You Can Provide Comprehensive Support
Franchisees do not just buy your brand; they also buy your support and guidance throughout the whole process. You will need to provide quality initial training, guidance throughout the process, marketing help, outsource people in the supply chain, and provide tech support. Support is the backbone of every successful franchisor, and to make sure their franchisees succeed, successful franchisors put a lot of time and money into building support infrastructures.

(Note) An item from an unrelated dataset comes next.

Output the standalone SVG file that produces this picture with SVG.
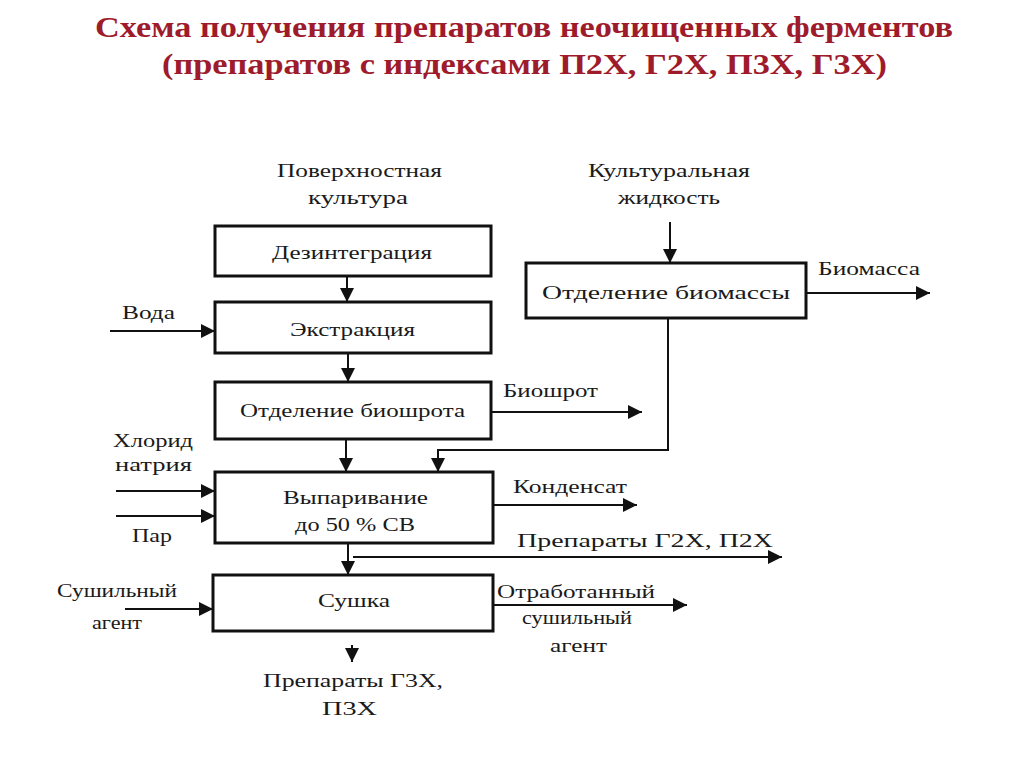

Since your business is new, ask yourself, can you continue giving this level of support to your franchisees in the future? Will you have, or be able to build, the support of a team to train new franchisees, do routine quality inspections, provide marketing materials, and assist with other operational issues that arise? Without effective support, your franchisees and, in time, your franchise will be negatively impacted. Top franchises develop a community amongst their franchisees, where they can learn from one another and receive additional support from the corporation. For this to happen, you will need to develop franchisee to corporate communication, franchisee to franchisee communication, and franchisee mentorship. Creating this desired culture will take dedication and a real commitment to the success of your franchisees.
Making Your Decision
Deciding on franchise readiness involves some soul searching and sometimes, a very harsh truth. Just because a business is successful doesn’t always mean it should franchise, and that is perfectly fine! Another growth option is available depending on your goals. Growth through licensing, adding more company-owned locations, or through a strategic partnership can often be a better fit.
Once you have weighed out these factors and believe that franchising will be a good fit based on your business and personal goals, you should ideally reach out to franchise consultants and attorneys. These professionals can help you build a franchise system that keeps your best interests in mind and helps your franchisees succeed.